City of Melville to explore providing reusable shopping bags to residents

Residents could be provided with reusable shopping bags by the City of Melville to help them transition away from single-use plastic after a motion was put forward by councillor Tim Barling. Picture: Matt Jelonek
Residents could be provided with reusable shopping bags by the City of Melville to help them transition away from single-use plastic after a motion was put forward by councillor Tim Barling. Picture: Matt Jelonek

RESIDENTS could be provided with reusable shopping bags by the City of Melville to help them transition away from single-use plastic.

West Australian retailers will have to stop supply of lightweight single-use plastic bags to customers from July 1.

In a notice of motion put before Melville council on Tuesday evening, councillor Tim Barling asked the City to consider initiatives that would help residents shift away from single-use plastic.

Among his suggestions was the potential for the City to provide ratepayers with reusable shopping and produce bags.

Cr Barling also put forward the idea of the City providing extra assistance to community-run initiatives including Boomerang Bags, which are made using recycled materials and provide a free, sustainable alternative to the conventional plastic option.

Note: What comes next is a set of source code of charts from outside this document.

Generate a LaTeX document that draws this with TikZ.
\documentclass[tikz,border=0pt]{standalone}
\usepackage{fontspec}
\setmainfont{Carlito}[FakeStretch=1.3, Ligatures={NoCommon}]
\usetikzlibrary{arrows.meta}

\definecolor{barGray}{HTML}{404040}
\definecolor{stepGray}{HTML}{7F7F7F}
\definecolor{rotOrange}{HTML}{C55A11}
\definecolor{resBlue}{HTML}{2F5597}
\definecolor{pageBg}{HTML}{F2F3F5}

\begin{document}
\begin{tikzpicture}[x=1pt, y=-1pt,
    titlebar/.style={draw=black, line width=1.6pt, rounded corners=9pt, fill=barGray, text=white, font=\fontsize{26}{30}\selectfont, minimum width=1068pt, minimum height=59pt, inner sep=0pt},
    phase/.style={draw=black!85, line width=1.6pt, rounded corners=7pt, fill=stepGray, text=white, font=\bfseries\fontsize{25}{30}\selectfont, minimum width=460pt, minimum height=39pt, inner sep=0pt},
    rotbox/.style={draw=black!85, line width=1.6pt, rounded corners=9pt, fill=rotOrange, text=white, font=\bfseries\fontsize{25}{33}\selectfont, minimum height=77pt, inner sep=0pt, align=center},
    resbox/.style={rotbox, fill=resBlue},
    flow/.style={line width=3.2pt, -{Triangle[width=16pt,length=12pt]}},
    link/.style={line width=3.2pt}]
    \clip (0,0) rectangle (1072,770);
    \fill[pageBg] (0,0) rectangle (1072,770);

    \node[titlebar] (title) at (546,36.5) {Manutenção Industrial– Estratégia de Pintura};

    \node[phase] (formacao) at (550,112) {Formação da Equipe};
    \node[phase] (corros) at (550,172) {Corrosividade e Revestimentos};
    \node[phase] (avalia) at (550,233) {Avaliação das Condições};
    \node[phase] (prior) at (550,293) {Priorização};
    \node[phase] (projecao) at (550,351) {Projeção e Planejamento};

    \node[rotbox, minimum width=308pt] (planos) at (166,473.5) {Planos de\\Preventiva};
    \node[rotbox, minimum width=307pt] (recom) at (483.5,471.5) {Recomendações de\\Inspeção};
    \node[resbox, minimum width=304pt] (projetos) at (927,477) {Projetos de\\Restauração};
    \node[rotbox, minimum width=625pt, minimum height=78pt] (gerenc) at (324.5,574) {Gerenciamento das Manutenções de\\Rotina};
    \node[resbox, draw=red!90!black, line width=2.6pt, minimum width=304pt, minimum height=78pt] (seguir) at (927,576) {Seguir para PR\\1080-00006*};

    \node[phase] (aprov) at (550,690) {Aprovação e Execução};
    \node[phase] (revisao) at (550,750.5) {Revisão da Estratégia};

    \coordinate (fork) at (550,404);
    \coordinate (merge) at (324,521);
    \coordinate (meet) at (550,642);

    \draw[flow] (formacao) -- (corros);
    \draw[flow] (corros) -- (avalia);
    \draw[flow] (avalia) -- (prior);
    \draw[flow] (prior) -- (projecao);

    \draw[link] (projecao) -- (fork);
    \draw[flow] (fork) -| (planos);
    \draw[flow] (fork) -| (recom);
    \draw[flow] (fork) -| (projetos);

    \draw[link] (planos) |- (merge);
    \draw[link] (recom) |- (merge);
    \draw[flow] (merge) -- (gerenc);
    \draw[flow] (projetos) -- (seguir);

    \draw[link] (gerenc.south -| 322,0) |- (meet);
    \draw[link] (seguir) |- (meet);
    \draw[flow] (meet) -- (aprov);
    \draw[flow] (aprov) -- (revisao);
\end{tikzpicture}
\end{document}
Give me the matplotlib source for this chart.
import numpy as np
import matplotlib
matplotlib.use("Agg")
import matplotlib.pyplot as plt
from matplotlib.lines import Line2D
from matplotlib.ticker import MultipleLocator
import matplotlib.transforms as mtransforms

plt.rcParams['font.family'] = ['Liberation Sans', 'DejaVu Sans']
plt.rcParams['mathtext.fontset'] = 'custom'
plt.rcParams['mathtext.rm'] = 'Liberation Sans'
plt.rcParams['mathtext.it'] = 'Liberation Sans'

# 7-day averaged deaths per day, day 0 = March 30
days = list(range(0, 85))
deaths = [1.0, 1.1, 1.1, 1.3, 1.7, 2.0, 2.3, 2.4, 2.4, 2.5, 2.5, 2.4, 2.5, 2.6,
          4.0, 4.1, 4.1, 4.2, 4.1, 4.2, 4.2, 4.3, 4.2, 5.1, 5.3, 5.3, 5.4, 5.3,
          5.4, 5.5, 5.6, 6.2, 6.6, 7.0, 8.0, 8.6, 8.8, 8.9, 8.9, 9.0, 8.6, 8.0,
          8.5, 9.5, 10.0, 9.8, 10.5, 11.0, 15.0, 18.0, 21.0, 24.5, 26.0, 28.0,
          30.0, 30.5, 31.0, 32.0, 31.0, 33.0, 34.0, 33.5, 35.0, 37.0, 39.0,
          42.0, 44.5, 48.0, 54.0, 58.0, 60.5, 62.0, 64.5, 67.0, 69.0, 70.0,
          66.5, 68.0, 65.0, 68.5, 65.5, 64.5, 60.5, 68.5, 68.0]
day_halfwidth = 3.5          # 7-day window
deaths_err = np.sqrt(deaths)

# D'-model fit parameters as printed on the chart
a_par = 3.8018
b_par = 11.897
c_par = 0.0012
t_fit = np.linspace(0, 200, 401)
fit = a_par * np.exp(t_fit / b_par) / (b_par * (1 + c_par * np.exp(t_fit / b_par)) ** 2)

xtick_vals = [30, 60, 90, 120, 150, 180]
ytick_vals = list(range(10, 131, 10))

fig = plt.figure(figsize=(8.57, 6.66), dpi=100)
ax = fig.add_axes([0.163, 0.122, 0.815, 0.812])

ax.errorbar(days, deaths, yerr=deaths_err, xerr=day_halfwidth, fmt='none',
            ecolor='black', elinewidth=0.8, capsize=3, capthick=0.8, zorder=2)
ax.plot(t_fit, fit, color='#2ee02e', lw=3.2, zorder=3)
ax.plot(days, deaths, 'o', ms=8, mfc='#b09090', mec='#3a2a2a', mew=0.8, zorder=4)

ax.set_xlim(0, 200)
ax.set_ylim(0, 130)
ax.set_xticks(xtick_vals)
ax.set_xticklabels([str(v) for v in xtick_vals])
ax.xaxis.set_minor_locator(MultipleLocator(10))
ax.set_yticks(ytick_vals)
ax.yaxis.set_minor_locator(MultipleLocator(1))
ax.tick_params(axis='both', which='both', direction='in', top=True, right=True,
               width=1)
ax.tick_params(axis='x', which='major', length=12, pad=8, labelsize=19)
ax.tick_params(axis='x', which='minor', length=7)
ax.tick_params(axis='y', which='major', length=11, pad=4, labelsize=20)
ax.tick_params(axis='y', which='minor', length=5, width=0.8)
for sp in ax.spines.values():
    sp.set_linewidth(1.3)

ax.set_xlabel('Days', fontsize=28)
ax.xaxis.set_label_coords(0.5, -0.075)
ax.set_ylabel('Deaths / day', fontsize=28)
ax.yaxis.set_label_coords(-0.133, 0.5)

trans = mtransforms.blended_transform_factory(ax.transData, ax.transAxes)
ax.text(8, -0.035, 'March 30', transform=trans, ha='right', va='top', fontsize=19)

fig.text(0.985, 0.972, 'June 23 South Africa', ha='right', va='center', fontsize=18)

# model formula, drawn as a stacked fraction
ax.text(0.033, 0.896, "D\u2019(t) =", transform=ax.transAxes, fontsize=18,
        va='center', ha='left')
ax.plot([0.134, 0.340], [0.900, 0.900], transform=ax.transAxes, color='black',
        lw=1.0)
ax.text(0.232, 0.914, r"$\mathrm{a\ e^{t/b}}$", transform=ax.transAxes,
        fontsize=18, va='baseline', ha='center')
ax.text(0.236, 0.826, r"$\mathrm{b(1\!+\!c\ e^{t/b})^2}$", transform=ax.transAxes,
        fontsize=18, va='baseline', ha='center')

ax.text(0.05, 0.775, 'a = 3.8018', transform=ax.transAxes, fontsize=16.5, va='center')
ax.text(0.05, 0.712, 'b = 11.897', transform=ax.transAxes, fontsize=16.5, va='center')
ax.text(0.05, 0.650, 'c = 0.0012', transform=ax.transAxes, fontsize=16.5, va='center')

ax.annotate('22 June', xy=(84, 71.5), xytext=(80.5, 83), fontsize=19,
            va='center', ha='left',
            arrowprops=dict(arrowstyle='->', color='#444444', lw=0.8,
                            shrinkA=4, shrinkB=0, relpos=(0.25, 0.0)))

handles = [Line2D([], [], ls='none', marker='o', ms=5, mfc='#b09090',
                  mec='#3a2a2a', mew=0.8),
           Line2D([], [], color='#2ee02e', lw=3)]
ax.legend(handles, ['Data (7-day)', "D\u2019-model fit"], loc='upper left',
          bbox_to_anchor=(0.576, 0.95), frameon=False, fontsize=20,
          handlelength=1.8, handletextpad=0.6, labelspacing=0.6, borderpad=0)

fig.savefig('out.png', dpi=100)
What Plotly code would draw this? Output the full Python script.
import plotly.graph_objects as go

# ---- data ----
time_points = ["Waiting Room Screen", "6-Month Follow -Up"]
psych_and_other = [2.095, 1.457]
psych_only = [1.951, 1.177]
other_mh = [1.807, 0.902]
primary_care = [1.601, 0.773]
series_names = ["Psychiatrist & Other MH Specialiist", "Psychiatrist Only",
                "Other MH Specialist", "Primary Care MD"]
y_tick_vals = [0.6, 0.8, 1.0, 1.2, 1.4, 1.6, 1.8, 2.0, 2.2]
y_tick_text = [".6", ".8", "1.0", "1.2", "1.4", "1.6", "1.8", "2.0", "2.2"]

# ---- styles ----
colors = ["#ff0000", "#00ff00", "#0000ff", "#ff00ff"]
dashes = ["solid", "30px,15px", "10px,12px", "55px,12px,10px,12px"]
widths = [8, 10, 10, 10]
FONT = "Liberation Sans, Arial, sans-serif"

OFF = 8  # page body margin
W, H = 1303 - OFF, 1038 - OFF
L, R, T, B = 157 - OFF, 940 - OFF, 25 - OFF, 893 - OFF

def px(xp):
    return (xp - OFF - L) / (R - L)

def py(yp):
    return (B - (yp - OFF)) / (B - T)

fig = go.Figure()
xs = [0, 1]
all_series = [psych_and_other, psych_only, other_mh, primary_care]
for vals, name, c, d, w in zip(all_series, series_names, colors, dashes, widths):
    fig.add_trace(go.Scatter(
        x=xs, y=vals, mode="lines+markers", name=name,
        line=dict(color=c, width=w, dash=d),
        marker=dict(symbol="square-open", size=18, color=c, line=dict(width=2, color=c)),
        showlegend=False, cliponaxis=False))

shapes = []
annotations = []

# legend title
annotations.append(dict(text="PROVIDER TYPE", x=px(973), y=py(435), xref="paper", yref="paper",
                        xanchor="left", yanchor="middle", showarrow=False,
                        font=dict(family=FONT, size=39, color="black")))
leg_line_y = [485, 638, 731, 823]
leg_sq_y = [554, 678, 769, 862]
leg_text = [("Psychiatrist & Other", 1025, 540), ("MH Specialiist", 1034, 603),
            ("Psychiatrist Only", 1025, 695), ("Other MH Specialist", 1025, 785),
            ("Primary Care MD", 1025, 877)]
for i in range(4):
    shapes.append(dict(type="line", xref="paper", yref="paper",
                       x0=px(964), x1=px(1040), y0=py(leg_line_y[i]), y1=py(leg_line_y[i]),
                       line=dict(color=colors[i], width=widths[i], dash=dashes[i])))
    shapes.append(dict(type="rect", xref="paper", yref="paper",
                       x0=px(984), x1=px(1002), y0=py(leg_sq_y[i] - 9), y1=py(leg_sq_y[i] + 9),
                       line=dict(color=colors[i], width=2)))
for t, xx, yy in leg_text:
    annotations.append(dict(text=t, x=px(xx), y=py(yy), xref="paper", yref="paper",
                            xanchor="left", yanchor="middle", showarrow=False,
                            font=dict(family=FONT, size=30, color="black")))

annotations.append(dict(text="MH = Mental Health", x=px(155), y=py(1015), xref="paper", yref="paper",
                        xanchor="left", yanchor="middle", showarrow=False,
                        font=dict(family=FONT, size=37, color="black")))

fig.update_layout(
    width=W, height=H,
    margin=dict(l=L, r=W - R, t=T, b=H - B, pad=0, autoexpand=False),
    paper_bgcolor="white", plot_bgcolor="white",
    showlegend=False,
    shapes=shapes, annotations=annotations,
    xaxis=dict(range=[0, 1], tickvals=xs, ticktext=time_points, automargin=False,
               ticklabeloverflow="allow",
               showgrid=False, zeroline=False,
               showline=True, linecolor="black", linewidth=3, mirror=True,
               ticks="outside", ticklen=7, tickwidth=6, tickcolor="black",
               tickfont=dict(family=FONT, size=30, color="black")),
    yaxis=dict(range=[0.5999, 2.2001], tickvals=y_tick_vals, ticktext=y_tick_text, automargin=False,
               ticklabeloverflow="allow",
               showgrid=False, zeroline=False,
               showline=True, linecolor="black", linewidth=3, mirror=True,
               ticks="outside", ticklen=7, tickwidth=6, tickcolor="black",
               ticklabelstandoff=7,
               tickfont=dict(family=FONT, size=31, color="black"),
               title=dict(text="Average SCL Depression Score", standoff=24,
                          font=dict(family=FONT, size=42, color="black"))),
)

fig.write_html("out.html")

“The banning of lightweight single-use plastic bags in WA by the State Government presents the City of Melville with a one-time opportunity to fill the need for reusable carrier bags by residents,” Cr Barling said in presenting the motion.

“If bags were to be provided by the City to residents not only can they be City-branded, they can also have printed information to aid in waste minimisation.”

Cr Barling’s motion, backed 10-2 by council, generated about half an hour of discussion.

Councillor Clive Robartson spoke against the motion, and said plastic bags were a part of everyday life “that we should be able to access as individuals”.

“I believe the government is only looking to ban these bags because it’s a warm and fuzzy; warm and fuzzy in that they think the majority of the voters will support it,” he said.

“But I think they might have a surprise coming.”

He said if the State Government wanted to implement change, it should also supply solutions to any issues.

His line of thinking was also supported by councillor Patricia Phelan.

“I think the best way we can deal with an excess of plastic is to look at consumerism and behaviour modification for a start,” she said.

“Education and behaviour modification is the way to go, not banning (plastic bags).”

Deputy Mayor Matt Woodall spoke in support of the motion and said he did not agree with the ban but that the proposal being debated was how the City could respond to it.

“I think we should consider steps we can take to assist residents, even just alerting them to the transition is something I think would be quite useful,” he said.

“That could be as simple as including a line on the rates notice advising people that is happening.

“I do have some concerns about the cost of providing reusable bags to residents but I think we may as well look into it and find out what those costs are.”

Guy Wieland said in support of the motion it was simply about asking City staff to put forward initiatives to consider.

“When they come back to us we can either vote for them or against them,” he said, adding that making even “one ounce of difference” was a bonus.

City staff will now consider initiatives the City may undertake to help residents move away from single-use plastic before a report is brought back before council.